* _Problem details_
Quote every line as written. Omit pictures.
━━━━━ Data ━━━━━
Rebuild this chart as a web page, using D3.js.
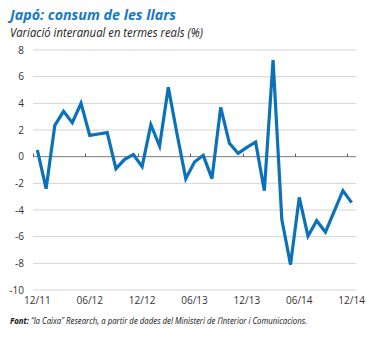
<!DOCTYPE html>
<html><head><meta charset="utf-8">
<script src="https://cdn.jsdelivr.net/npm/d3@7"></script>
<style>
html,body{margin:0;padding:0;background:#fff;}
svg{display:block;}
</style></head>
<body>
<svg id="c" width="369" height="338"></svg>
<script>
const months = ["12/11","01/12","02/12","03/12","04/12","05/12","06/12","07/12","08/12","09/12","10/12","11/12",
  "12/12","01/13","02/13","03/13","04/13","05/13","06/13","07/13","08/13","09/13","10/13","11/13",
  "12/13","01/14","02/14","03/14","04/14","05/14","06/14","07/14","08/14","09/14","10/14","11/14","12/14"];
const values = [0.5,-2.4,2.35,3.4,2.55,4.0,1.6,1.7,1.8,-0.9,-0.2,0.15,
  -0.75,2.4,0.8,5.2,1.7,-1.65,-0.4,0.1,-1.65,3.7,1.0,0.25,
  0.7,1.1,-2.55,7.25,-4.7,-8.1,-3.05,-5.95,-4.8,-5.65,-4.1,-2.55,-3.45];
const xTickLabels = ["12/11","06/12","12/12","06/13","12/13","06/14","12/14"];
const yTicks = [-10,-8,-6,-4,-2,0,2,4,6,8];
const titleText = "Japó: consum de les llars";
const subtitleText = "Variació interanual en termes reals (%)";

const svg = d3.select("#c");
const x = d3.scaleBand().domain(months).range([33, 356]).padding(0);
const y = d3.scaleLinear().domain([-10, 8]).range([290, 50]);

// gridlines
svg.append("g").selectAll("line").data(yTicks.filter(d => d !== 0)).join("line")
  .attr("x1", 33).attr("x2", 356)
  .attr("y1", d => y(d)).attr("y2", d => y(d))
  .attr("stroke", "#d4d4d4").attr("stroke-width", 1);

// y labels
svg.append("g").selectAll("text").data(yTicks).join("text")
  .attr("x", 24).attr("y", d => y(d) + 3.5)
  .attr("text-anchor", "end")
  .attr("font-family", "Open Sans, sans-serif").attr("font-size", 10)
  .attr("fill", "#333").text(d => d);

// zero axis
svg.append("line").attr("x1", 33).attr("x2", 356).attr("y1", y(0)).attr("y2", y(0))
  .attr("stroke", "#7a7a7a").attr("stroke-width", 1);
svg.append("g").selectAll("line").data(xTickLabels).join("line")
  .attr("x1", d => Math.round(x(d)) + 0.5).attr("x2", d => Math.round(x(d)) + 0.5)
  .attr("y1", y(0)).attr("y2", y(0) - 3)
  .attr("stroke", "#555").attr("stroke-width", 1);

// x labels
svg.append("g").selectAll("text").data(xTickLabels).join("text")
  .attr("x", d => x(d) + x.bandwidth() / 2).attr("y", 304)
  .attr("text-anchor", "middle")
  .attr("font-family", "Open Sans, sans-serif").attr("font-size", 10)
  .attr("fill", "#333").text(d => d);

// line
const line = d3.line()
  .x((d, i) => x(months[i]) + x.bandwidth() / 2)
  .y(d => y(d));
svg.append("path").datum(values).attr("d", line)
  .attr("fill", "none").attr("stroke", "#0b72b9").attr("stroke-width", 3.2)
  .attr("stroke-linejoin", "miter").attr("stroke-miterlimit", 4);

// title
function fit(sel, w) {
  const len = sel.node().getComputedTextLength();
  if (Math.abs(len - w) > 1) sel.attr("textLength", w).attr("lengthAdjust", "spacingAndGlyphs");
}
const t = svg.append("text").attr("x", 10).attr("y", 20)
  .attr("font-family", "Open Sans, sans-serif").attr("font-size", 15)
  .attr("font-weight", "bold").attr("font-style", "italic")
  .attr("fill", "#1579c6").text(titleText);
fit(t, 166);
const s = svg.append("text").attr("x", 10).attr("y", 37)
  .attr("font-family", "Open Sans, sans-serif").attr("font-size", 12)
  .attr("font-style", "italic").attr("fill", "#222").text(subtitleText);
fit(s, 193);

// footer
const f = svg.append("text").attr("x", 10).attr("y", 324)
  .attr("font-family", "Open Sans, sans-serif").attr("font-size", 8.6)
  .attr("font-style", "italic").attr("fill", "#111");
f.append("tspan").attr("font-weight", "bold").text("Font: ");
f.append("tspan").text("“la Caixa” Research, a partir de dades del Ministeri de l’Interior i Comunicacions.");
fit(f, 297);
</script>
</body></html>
━━━━━
* _Answer for the task_
Rebuild this chart as a web page, using D3.js.
<!DOCTYPE html>
<html><head><meta charset="utf-8">
<script src="https://cdn.jsdelivr.net/npm/d3@7"></script>
<style>
html,body{margin:0;padding:0;background:#fff;}
svg{display:block;}
</style></head>
<body>
<svg id="c" width="369" height="338"></svg>
<script>
const months = ["12/11","01/12","02/12","03/12","04/12","05/12","06/12","07/12","08/12","09/12","10/12","11/12",
  "12/12","01/13","02/13","03/13","04/13","05/13","06/13","07/13","08/13","09/13","10/13","11/13",
  "12/13","01/14","02/14","03/14","04/14","05/14","06/14","07/14","08/14","09/14","10/14","11/14","12/14"];
const values = [0.5,-2.4,2.35,3.4,2.55,4.0,1.6,1.7,1.8,-0.9,-0.2,0.15,
  -0.75,2.4,0.8,5.2,1.7,-1.65,-0.4,0.1,-1.65,3.7,1.0,0.25,
  0.7,1.1,-2.55,7.25,-4.7,-8.1,-3.05,-5.95,-4.8,-5.65,-4.1,-2.55,-3.45];
const xTickLabels = ["12/11","06/12","12/12","06/13","12/13","06/14","12/14"];
const yTicks = [-10,-8,-6,-4,-2,0,2,4,6,8];
const titleText = "Japó: consum de les llars";
const subtitleText = "Variació interanual en termes reals (%)";

const svg = d3.select("#c");
const x = d3.scaleBand().domain(months).range([33, 356]).padding(0);
const y = d3.scaleLinear().domain([-10, 8]).range([290, 50]);

// gridlines
svg.append("g").selectAll("line").data(yTicks.filter(d => d !== 0)).join("line")
  .attr("x1", 33).attr("x2", 356)
  .attr("y1", d => y(d)).attr("y2", d => y(d))
  .attr("stroke", "#d4d4d4").attr("stroke-width", 1);

// y labels
svg.append("g").selectAll("text").data(yTicks).join("text")
  .attr("x", 24).attr("y", d => y(d) + 3.5)
  .attr("text-anchor", "end")
  .attr("font-family", "Open Sans, sans-serif").attr("font-size", 10)
  .attr("fill", "#333").text(d => d);

// zero axis
svg.append("line").attr("x1", 33).attr("x2", 356).attr("y1", y(0)).attr("y2", y(0))
  .attr("stroke", "#7a7a7a").attr("stroke-width", 1);
svg.append("g").selectAll("line").data(xTickLabels).join("line")
  .attr("x1", d => Math.round(x(d)) + 0.5).attr("x2", d => Math.round(x(d)) + 0.5)
  .attr("y1", y(0)).attr("y2", y(0) - 3)
  .attr("stroke", "#555").attr("stroke-width", 1);

// x labels
svg.append("g").selectAll("text").data(xTickLabels).join("text")
  .attr("x", d => x(d) + x.bandwidth() / 2).attr("y", 304)
  .attr("text-anchor", "middle")
  .attr("font-family", "Open Sans, sans-serif").attr("font-size", 10)
  .attr("fill", "#333").text(d => d);

// line
const line = d3.line()
  .x((d, i) => x(months[i]) + x.bandwidth() / 2)
  .y(d => y(d));
svg.append("path").datum(values).attr("d", line)
  .attr("fill", "none").attr("stroke", "#0b72b9").attr("stroke-width", 3.2)
  .attr("stroke-linejoin", "miter").attr("stroke-miterlimit", 4);

// title
function fit(sel, w) {
  const len = sel.node().getComputedTextLength();
  if (Math.abs(len - w) > 1) sel.attr("textLength", w).attr("lengthAdjust", "spacingAndGlyphs");
}
const t = svg.append("text").attr("x", 10).attr("y", 20)
  .attr("font-family", "Open Sans, sans-serif").attr("font-size", 15)
  .attr("font-weight", "bold").attr("font-style", "italic")
  .attr("fill", "#1579c6").text(titleText);
fit(t, 166);
const s = svg.append("text").attr("x", 10).attr("y", 37)
  .attr("font-family", "Open Sans, sans-serif").attr("font-size", 12)
  .attr("font-style", "italic").attr("fill", "#222").text(subtitleText);
fit(s, 193);

// footer
const f = svg.append("text").attr("x", 10).attr("y", 324)
  .attr("font-family", "Open Sans, sans-serif").attr("font-size", 8.6)
  .attr("font-style", "italic").attr("fill", "#111");
f.append("tspan").attr("font-weight", "bold").text("Font: ");
f.append("tspan").text("“la Caixa” Research, a partir de dades del Ministeri de l’Interior i Comunicacions.");
fit(f, 297);
</script>
</body></html>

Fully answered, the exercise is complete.